Andy Bausch: Most of the actors I have in mind when I write, certainly the leading parts, and most of them I worked already a couple of times - like André Jung, I think it’s our twelfth collaboration. It’s all old companions and new discoveries. A mix. And sometimes you have somebody in mind for the part, who even wants to play it and when you finally arrive to get the money to do the movie, the actor is not available.

Chronicle.lu: How did you find the child actor to play Little Jules?

Andy Bausch: As I said, we were lucky. Casting agency… eighteen kids responded to age and skin colour, fourteen showed up, thirteen were... well, not really good… one was excellent. Pure luck!

Chronicle.lu: How would you describe your directing style?

Andy Bausch: I like emotions, I like working with my dream team, nice and good technicians…a familiar ambiance. I know what I want, and every detail is prepared (storyboarded) but I talk to the people, [I am] open to them. One also could say, "he always gets what he wants".

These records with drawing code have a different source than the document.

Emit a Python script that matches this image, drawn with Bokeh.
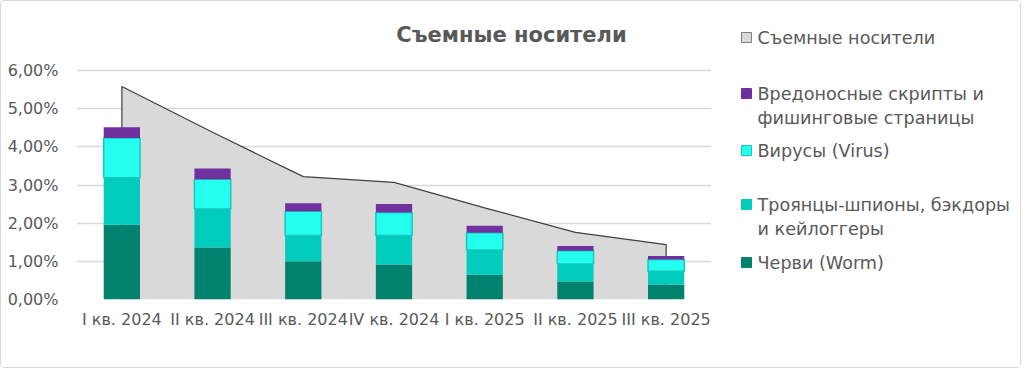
from bokeh.plotting import figure
from bokeh.layouts import row
from bokeh.models import Range1d, FactorRange, FixedTicker, Label
from bokeh.core.properties import value
from bokeh.embed import file_html
from bokeh.resources import INLINE

# ---- data ----
CATS = ["I кв. 2024", "II кв. 2024", "III кв. 2024", "IV кв. 2024",
        "I кв. 2025", "II кв. 2025", "III кв. 2025"]
AREA = [5.58, 4.38, 3.22, 3.07, 2.40, 1.76, 1.44]      # Съемные носители
WORM = [1.96, 1.36, 1.00, 0.92, 0.65, 0.47, 0.39]      # Черви (Worm)
TROJAN = [1.23, 1.01, 0.68, 0.76, 0.65, 0.46, 0.35]    # Троянцы-шпионы...
VIRUS = [1.04, 0.78, 0.63, 0.60, 0.45, 0.35, 0.31]     # Вирусы (Virus)
SCRIPTS = [0.28, 0.28, 0.21, 0.22, 0.18, 0.12, 0.09]   # Вредоносные скрипты...
TICKS = [0, 1, 2, 3, 4, 5, 6]
TICK_LABELS = ["0,00%", "1,00%", "2,00%", "3,00%", "4,00%", "5,00%", "6,00%"]
TITLE = "Съемные носители"
LEGEND_LABELS = ["Съемные носители",
                 "Вредоносные скрипты и\nфишинговые страницы",
                 "Вирусы (Virus)",
                 "Троянцы-шпионы, бэкдоры\nи кейлоггеры",
                 "Черви (Worm)"]

# ---- styles ----
C_AREA = "#D9D9D9"
C_LINE = "#404040"
C_WORM = "#00826E"
C_TROJAN = "#00CCBE"
C_VIRUS = "#24FFF0"
C_VIRUS_EDGE = "#14C8BC"
C_SCRIPTS = "#7030A0"
TXT = "#595959"
FONT = "DejaVu Sans"

H = 366
WM = 725
WL = 294
# page layout: frame from y=10 (top) to y=299 (bottom); 6% gridline at y=70
FRAME_TOP, FRAME_BOT, GRID6 = 10, 299, 70
Y_END = 6 * (FRAME_BOT - FRAME_TOP) / (FRAME_BOT - GRID6)

# ---- main chart ----
p = figure(width=WM, height=H, x_range=FactorRange(*CATS, range_padding=0),
           y_range=Range1d(0, Y_END), output_backend="svg",
           toolbar_location=None,
           min_border_left=75, min_border_right=15,
           min_border_top=FRAME_TOP - 1, min_border_bottom=H - (FRAME_BOT - 1))
p.outline_line_color = None
p.background_fill_color = "white"
p.border_fill_color = "white"

# area + outline
p.varea(x=CATS, y1=[0] * len(CATS), y2=AREA, fill_color=C_AREA)
p.line(x=[CATS[0]] + CATS + [CATS[-1]], y=[0] + AREA + [0],
       line_color=C_LINE, line_width=1.2)

# stacked bars
src = dict(cats=CATS, worm=WORM, trojan=TROJAN, virus=VIRUS, scripts=SCRIPTS)
p.vbar_stack(["worm", "trojan", "virus", "scripts"], x="cats", width=0.4,
             source=src,
             fill_color=[C_WORM, C_TROJAN, C_VIRUS, C_SCRIPTS],
             line_color=[None, None, C_VIRUS_EDGE, None],
             line_width=[0, 0, 1.5, 0])

# axes
for ax in (p.xaxis, p.yaxis):
    ax.axis_line_color = None
    ax.major_tick_line_color = None
    ax.minor_tick_line_color = None
    ax.major_tick_out = 0
    ax.major_tick_in = 0
    ax.minor_tick_out = 0
    ax.minor_tick_in = 0
    ax.major_label_text_font = FONT
    ax.major_label_text_font_size = "16px"
    ax.major_label_text_color = TXT
p.xaxis.major_label_standoff = 10
p.xgrid.grid_line_color = None

p.yaxis.ticker = FixedTicker(ticks=TICKS)
p.yaxis.major_label_overrides = {t: l for t, l in zip(TICKS, TICK_LABELS)}
p.yaxis.major_label_standoff = 18
p.ygrid.ticker = FixedTicker(ticks=TICKS)
p.ygrid.grid_line_color = "#D9D9D9"
p.ygrid.grid_line_width = 1.6

# title, inside the (tall) frame; screen units from frame bottom-left
p.add_layout(Label(x=511 - 76, y=FRAME_BOT - 34, x_units="screen",
                   y_units="screen", text=TITLE, text_font=FONT,
                   text_font_style="bold", text_font_size="21px",
                   text_color=TXT, text_align="center",
                   text_baseline="middle"))

# ---- legend panel (page pixel coordinates, frame aligned with main) ----
q = figure(width=WL, height=H, x_range=Range1d(WM + 1, WM + 1 + WL),
           y_range=Range1d(FRAME_BOT, FRAME_TOP), output_backend="svg",
           toolbar_location=None, x_axis_type=None, y_axis_type=None,
           min_border_left=0, min_border_right=0,
           min_border_top=FRAME_TOP - 1, min_border_bottom=H - (FRAME_BOT - 1))
q.outline_line_color = None
q.background_fill_color = "white"
q.border_fill_color = "white"

leg_fill = [C_AREA, C_SCRIPTS, C_VIRUS, C_TROJAN, C_WORM]
leg_edge = ["#7F7F7F", C_SCRIPTS, C_VIRUS_EDGE, C_TROJAN, C_WORM]
leg_y = [37, 93, 150, 204, 262]
for lab, fc, ec, yy in zip(LEGEND_LABELS, leg_fill, leg_edge, leg_y):
    q.rect(x=[746], y=[yy], width=10, height=10, fill_color=fc,
           line_color=ec, line_width=1)
    lines = lab.split("\n")
    q.text(x=[757] * len(lines), y=[yy + 24 * i for i in range(len(lines))],
           text=lines, text_font=value(FONT), text_font_size="17.6px",
           text_color=TXT, text_align="left", text_baseline="middle")

layout = row(p, q, styles={"border": "1px solid #D9D9D9",
                           "border-radius": "4px"})
open("out.html", "w").write(file_html(layout, INLINE))
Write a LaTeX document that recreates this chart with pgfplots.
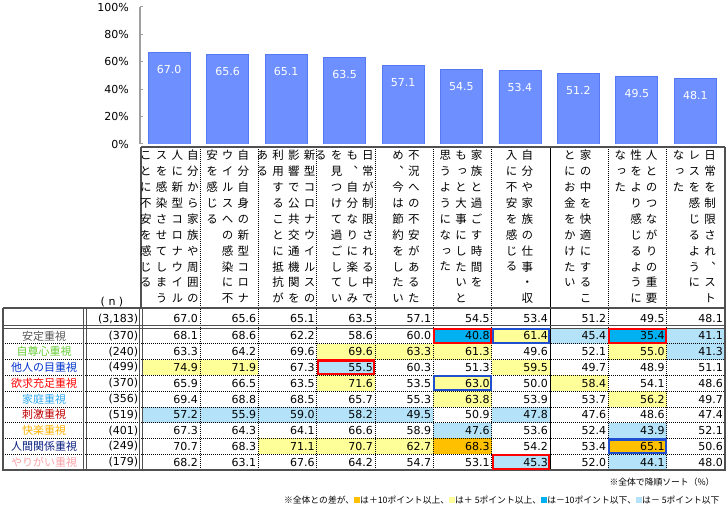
\documentclass[border=0pt]{standalone}
\usepackage{fontspec}
\usepackage{pgfplots}
\usepackage{pgfplotstable}
\pgfplotsset{compat=1.18}
\setmainfont{DejaVu Sans}
\newfontfamily\jp{Noto Sans CJK JP}
\newfontfamily\jpv[RawFeature=+vert]{Noto Sans CJK JP}

\definecolor{barfill}{RGB}{110,143,255}
\definecolor{barline}{RGB}{85,120,245}
\definecolor{hlY}{RGB}{255,255,153}
\definecolor{hlO}{RGB}{255,192,0}
\definecolor{hlB}{RGB}{0,176,240}
\definecolor{hlL}{RGB}{180,226,248}
\definecolor{boxR}{RGB}{255,0,0}
\definecolor{boxB}{RGB}{31,79,207}
\definecolor{frm}{RGB}{80,80,80}
\definecolor{cA}{RGB}{89,89,89}
\definecolor{cB}{RGB}{102,204,51}
\definecolor{cC}{RGB}{0,51,204}
\definecolor{cD}{RGB}{255,0,0}
\definecolor{cE}{RGB}{47,168,240}
\definecolor{cF}{RGB}{192,0,0}
\definecolor{cG}{RGB}{255,176,0}
\definecolor{cH}{RGB}{10,32,128}
\definecolor{cI}{RGB}{249,163,168}

% vertical (tategaki) column of characters
\ExplSyntaxOn
\NewDocumentCommand\tate{m}
  {
    \tl_set:Nx \l_tmpa_tl {#1}
    \vbox
      {
        \jpv \fontsize{11.5pt}{15.9pt} \selectfont
        \baselineskip=15.9pt
        \tl_map_inline:Nn \l_tmpa_tl
          { \hbox~to~15pt { \hss \vrule~height~10pt~depth~2pt~width~0pt ##1 \hss } }
      }
  }
\ExplSyntaxOff

% center, number of lines, lines from right to left
\newcommand\tatecol[3]{%
  \foreach \s [count=\j from 0] in {#3} {
    \node[anchor=north, inner sep=0pt] at ({#1+((#2-1)/2-\j)*15.7}, 149.5) {\tate{\s}};
  }}

\pgfdeclareplotmark{cellfill}{\pgfpathrectangle{\pgfpoint{-29.165pt}{-7.89pt}}{\pgfpoint{58.33pt}{15.78pt}}\pgfusepathqfill}
\pgfdeclareplotmark{cellbox}{\pgfpathrectangle{\pgfpoint{-28.2pt}{-6.9pt}}{\pgfpoint{56.4pt}{13.8pt}}\pgfusepathqstroke}

\pgfplotsset{tblax/.style={at={(141.7pt,39pt)}, anchor=south west,
    width=583.3pt, height=142pt, scale only axis,
    xmin=-0.5, xmax=9.5, ymin=0.5, ymax=9.5, y dir=reverse,
    hide axis, clip=false}}

% values by row (r = row position, row 0 is the total)
\pgfplotstableread{
r n c0 c1 c2 c3 c4 c5 c6 c7 c8 c9
-0.08 (3,183) 67.0 65.6 65.1 63.5 57.1 54.5 53.4 51.2 49.5 48.1
1 (370) 68.1 68.6 62.2 58.6 60.0 40.8 61.4 45.4 35.4 41.1
2 (240) 63.3 64.2 69.6 69.6 63.3 61.3 49.6 52.1 55.0 41.3
3 (499) 74.9 71.9 67.3 55.5 60.3 51.3 59.5 49.7 48.9 51.1
4 (370) 65.9 66.5 63.5 71.6 53.5 63.0 50.0 58.4 54.1 48.6
5 (356) 69.4 68.8 68.5 65.7 55.3 63.8 53.9 53.7 56.2 49.7
6 (519) 57.2 55.9 59.0 58.2 49.5 50.9 47.8 47.6 48.6 47.4
7 (401) 67.3 64.3 64.1 66.6 58.9 47.6 53.6 52.4 43.9 52.1
8 (249) 70.7 68.3 71.1 70.7 62.7 68.3 54.2 53.4 65.1 50.6
9 (179) 68.2 63.1 67.6 64.2 54.7 53.1 45.3 52.0 44.1 48.0
}\tbl

% highlighted cells: y=+5, o=+10, l=-5, b=-10
\pgfplotstableread{
c r k
5 1 b
6 1 y
7 1 l
8 1 b
9 1 l
3 2 y
4 2 y
5 2 y
8 2 y
9 2 l
0 3 y
1 3 y
3 3 l
6 3 y
3 4 y
5 4 y
7 4 y
5 5 y
8 5 y
0 6 l
1 6 l
2 6 l
3 6 l
4 6 l
6 6 l
5 7 l
8 7 l
2 8 y
3 8 y
4 8 y
5 8 o
8 8 o
6 9 l
8 9 l
}\hl

% outlined cells
\pgfplotstableread{
c r k
5 1 R
8 1 R
3 3 R
6 9 R
6 1 B
5 4 B
8 8 B
}\bx

\begin{document}
\begin{tikzpicture}
\path[use as bounding box] (0,0) rectangle (727pt,509pt);

% bar chart
\begin{axis}[
    at={(140pt,365pt)}, anchor=south west,
    width=584.5pt, height=137pt, scale only axis,
    xmin=-0.5, xmax=9.5, ymin=0, ymax=100,
    axis x line=none, axis y line*=left,
    y axis line style={draw=gray!75, line width=1.5pt},
    ytick={0,20,...,100},
    yticklabel={\pgfmathprintnumber{\tick}\%},
    /pgf/number format/assume math mode=true,
    tick style={draw=gray!75, line width=1pt},
    tick align=inside, major tick length=3pt,
    yticklabel style={font=\fontsize{11}{13}\selectfont, inner sep=0pt, xshift=-11pt},
  ]
  \addplot[ybar, bar width=42pt, fill=barfill, draw=barline, line width=0.8pt,
    nodes near coords={\pgfmathprintnumber[fixed,fixed zerofill,precision=1]{\pgfplotspointmeta}},
    every node near coord/.append style={anchor=north, inner sep=0pt, yshift=-12.5pt,
      text=white, font=\fontsize{11}{13}\selectfont}]
    coordinates {(0,67.0) (1,65.6) (2,65.1) (3,63.5) (4,57.1) (5,54.5) (6,53.4) (7,51.2) (8,49.5) (9,48.1)};
\end{axis}

% cell highlights
\begin{axis}[tblax]
  \addplot[scatter, only marks, scatter src=explicit symbolic,
    scatter/classes={
      y={mark=cellfill, fill=hlY, draw=none},
      o={mark=cellfill, fill=hlO, draw=none},
      b={mark=cellfill, fill=hlB, draw=none},
      l={mark=cellfill, fill=hlL, draw=none}}]
    table[x=c, y=r, meta=k] {\hl};
\end{axis}

% table grid, labels and notes (pixel coordinates, y downwards)
\begin{scope}[x=1pt, y=-1pt, yshift=509pt]
  \foreach \i in {1,...,9} {
    \ifnum\i=7
      \draw[black, line width=0.8pt] ({141.7+58.33*\i},147) -- ({141.7+58.33*\i},470);
    \else
      \draw[black, line width=0.7pt, dash pattern=on 0.8pt off 1.2pt] ({141.7+58.33*\i},147) -- ({141.7+58.33*\i},470);
    \fi
  }
  \foreach \k in {1,...,8}
    \draw[black, line width=0.7pt, dash pattern=on 0.8pt off 1.2pt] (3,{328+15.78*\k}) -- (725,{328+15.78*\k});
  \draw[frm, line width=0.7pt] (3,325) -- (725,325) (3,328.3) -- (725,328.3);
  \draw[frm, line width=0.8pt] (83.5,308) -- (83.5,470) (86.5,308) -- (86.5,470);
  \draw[frm, line width=0.8pt] (139.5,308) -- (139.5,470) (142.7,308) -- (142.7,470);
  \draw[frm, line width=1.6pt] (141,147) -- (725,147) (141,147) -- (141,308);
  \draw[frm, line width=1.6pt] (3,308) -- (725,308) -- (725,147);
  \draw[frm, line width=1.6pt] (3,308) -- (3,470) -- (725,470) -- (725,308);

  \tatecol{169.4}{4}{自分から家族や周囲の,人に新型コロナウイル,スを感染させてしまう,ことに不安を感じる}
  \tatecol{227.7}{3}{自分自身の新型コロナ,ウイルスへの感染に不,安を感じる}
  \tatecol{286.0}{4}{新型コロナウイルスの,影響で公共交通機関を,利用することに抵抗が,ある}
  \tatecol{344.4}{4}{日常が制限される中で,も、自分なりに楽しみ,を見つけて過ごしてい,る}
  \tatecol{406.0}{2}{不況への不安があるた,め、今は節約をしたい}
  \tatecol{461.0}{3}{家族と過ごす時間を,もっと大事にしたいと,思うようになった}
  \tatecol{519.4}{2}{自分や家族の仕事・収,入に不安を感じる}
  \tatecol{577.7}{2}{家の中を快適にするこ,とにお金をかけたい}
  \tatecol{636.0}{3}{人とのつながりの重要,性をより感じるように,なった}
  \tatecol{694.4}{3}{日常を制限され、スト,レスを感じるように,なった}

  \node[font=\fontsize{11}{13}\selectfont] at (112,302) {( n )};

  \foreach \nm/\cl [count=\k] in {安定重視/cA, 自尊心重視/cB, 他人の目重視/cC,
      欲求充足重視/cD, 家庭重視/cE, 刺激重視/cF, 快楽重視/cG, 人間関係重視/cH, やりがい重視/cI}
    \node[text=\cl, font=\jp\fontsize{11}{13}\selectfont] at (44,{328+15.78*(\k-0.5)}) {\nm};

  \node[anchor=east, font=\jp\fontsize{8.8}{10}\selectfont] at (718,482) {※全体で降順ソート（\%）};
  \node[anchor=east, font=\jp\fontsize{8.8}{10}\selectfont] at (723,500)
    {※全体との差が、\textcolor{hlO}{\rule{6pt}{6pt}}は＋10ポイント以上、\textcolor{hlY}{\rule{6pt}{6pt}}は＋ 5ポイント以上、\textcolor{hlB}{\rule{6pt}{6pt}}は－10ポイント以下、\textcolor{hlL}{\rule{6pt}{6pt}}は－ 5ポイント以下};
\end{scope}

% table values, sample sizes and outlined cells
\begin{axis}[tblax]
  \pgfplotsinvokeforeach{0,...,9}{
    \addplot[only marks, mark=none, point meta=explicit symbolic,
      nodes near coords={\pgfplotspointmeta},
      every node near coord/.append style={anchor=east, inner sep=0pt, xshift=27.2pt,
        font=\fontsize{11}{13}\selectfont}]
      table[x expr=#1, y=r, meta=c#1] {\tbl};
  }
  \addplot[only marks, mark=none, point meta=explicit symbolic,
    nodes near coords={\pgfplotspointmeta},
    every node near coord/.append style={anchor=east, inner sep=0pt, xshift=-3.4pt,
      font=\fontsize{11}{13}\selectfont}]
    table[x expr=-0.5, y=r, meta=n] {\tbl};
  \addplot[scatter, only marks, scatter src=explicit symbolic,
    scatter/classes={
      R={mark=cellbox, draw=boxR, line width=2.2pt},
      B={mark=cellbox, draw=boxB, line width=2.2pt}}]
    table[x=c, y=r, meta=k] {\bx};
\end{axis}
\end{tikzpicture}
\end{document}
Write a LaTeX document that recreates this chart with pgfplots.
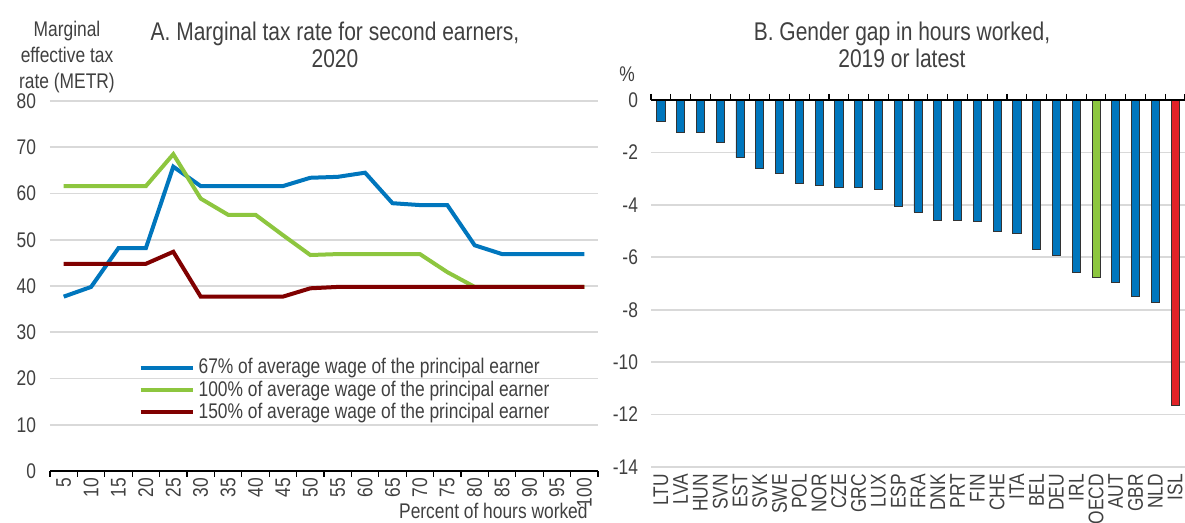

Chronicle.lu: How do you envision Little Duke’s contribution to social discourse, particularly related to drug addiction?

Andy Bausch: Is it really drugs that make Dani let go? Suicide or accident… we never know. Does the film contribute anything or just reflect what there is? In my moviemaking I always had an interest and affection for people who struggle to survive. But only in my moviemaking.

Chronicle.lu: When was the film shot? Was scheduling in any way affected by the COVID-19 pandemic?

Andy Bausch: The shooting was March to June 2022. It was not affected by COVID. I recall that one morning all of a sudden half of the crew was wearing masks… again! I did not, nor did the actors - I had my third vaccination and was not afraid. That was for half a morning and then the message was, the one [who tested] positive was one of the decoration people, who was preparing the set a day or two before. You have to know, even when you have a crew of 70 people, only about 30 are on set, when shooting scenes.

Chronicle.lu: On what film project(s) are you currently working? Maybe a return to documentaries or further drama?

Andy Bausch: I had a documentary project about the value of photography now and 100 years ago. That was exactly in the beginning of the pandemic. I did not get the money to do it. So that was my last undone documentary. Actually, I’m writing the next drama, yes you may call it so, why not. As they say, after the game is before the game.

During the Q&A, after the screening of Little Duke, Andy Bausch and co-producer Paul Thiltges elaborated on how they chose filming locations. They noted that the chosen pub location in Pfaffenthal is an “old, charming house” that they built in their studio located in Kehlen, for ease of access and the possibility of filming from any angle, but also for other reasons such as having a quiet environment, fans for air circulation. They discussed how realistic and ideal this location was (with real-sized photographs of the street behind the pub windows, making it look like the real location in Pfaffenthal) and explained that their set decorator measured every corner of the house director Andy Bausch fell in love with, to recreate it in the studio down to every detail. “Everything was working – when we had to tear it down, we thought about putting it somewhere as a real pub. Unfortunately, it would not have been safe. It had to be destroyed, but it was one of our favourite locations to film on,” Paul Thiltges said. They added that they “almost cried” when it had to be torn down.